— What to do —
Pictures within the data are to be left out; everything else must be reproduced exactly.

*** Source material ***

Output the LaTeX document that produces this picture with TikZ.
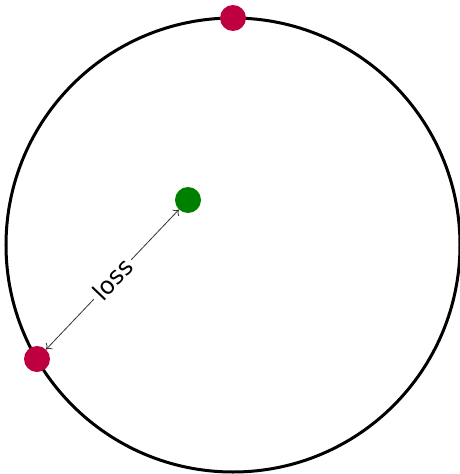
\documentclass[tikz,border=0pt]{standalone}
\usepackage{fontspec}
\setmainfont{DejaVu Sans}
\usetikzlibrary{arrows.meta}
\begin{document}
\begin{tikzpicture}[x=1pt,y=-1pt,
  dot/.style={circle,inner sep=0pt,minimum size=26pt},
  lossarrow/.style={{To[length=5pt,width=9pt]}-{To[length=5pt,width=9pt]},line width=0.8pt,black!80},
  lbl/.style={fill=white,text=black,sloped,font=\fontsize{24}{28}\selectfont,inner sep=4pt}]
\useasboundingbox (0,0) rectangle (460,474);
\node[circle,draw,line width=3pt,minimum size=454pt,inner sep=0pt] (ring) at (233,245) {};
\node[dot,fill={rgb,255:red,190;green,0;blue,64}] (top) at (233,18) {};
\node[dot,fill={rgb,255:red,190;green,0;blue,64}] (left) at (37,359) {};
\node[dot,fill={rgb,255:red,0;green,128;blue,0}] (g) at (188,200) {};
\draw[lossarrow] (g) -- node[lbl] {loss} (left);
\end{tikzpicture}
\end{document}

***

— Task response —
Output the LaTeX document that produces this picture with TikZ.
\documentclass[tikz,border=0pt]{standalone}
\usepackage{fontspec}
\setmainfont{DejaVu Sans}
\usetikzlibrary{arrows.meta}
\begin{document}
\begin{tikzpicture}[x=1pt,y=-1pt,
  dot/.style={circle,inner sep=0pt,minimum size=26pt},
  lossarrow/.style={{To[length=5pt,width=9pt]}-{To[length=5pt,width=9pt]},line width=0.8pt,black!80},
  lbl/.style={fill=white,text=black,sloped,font=\fontsize{24}{28}\selectfont,inner sep=4pt}]
\useasboundingbox (0,0) rectangle (460,474);
\node[circle,draw,line width=3pt,minimum size=454pt,inner sep=0pt] (ring) at (233,245) {};
\node[dot,fill={rgb,255:red,190;green,0;blue,64}] (top) at (233,18) {};
\node[dot,fill={rgb,255:red,190;green,0;blue,64}] (left) at (37,359) {};
\node[dot,fill={rgb,255:red,0;green,128;blue,0}] (g) at (188,200) {};
\draw[lossarrow] (g) -- node[lbl] {loss} (left);
\end{tikzpicture}
\end{document}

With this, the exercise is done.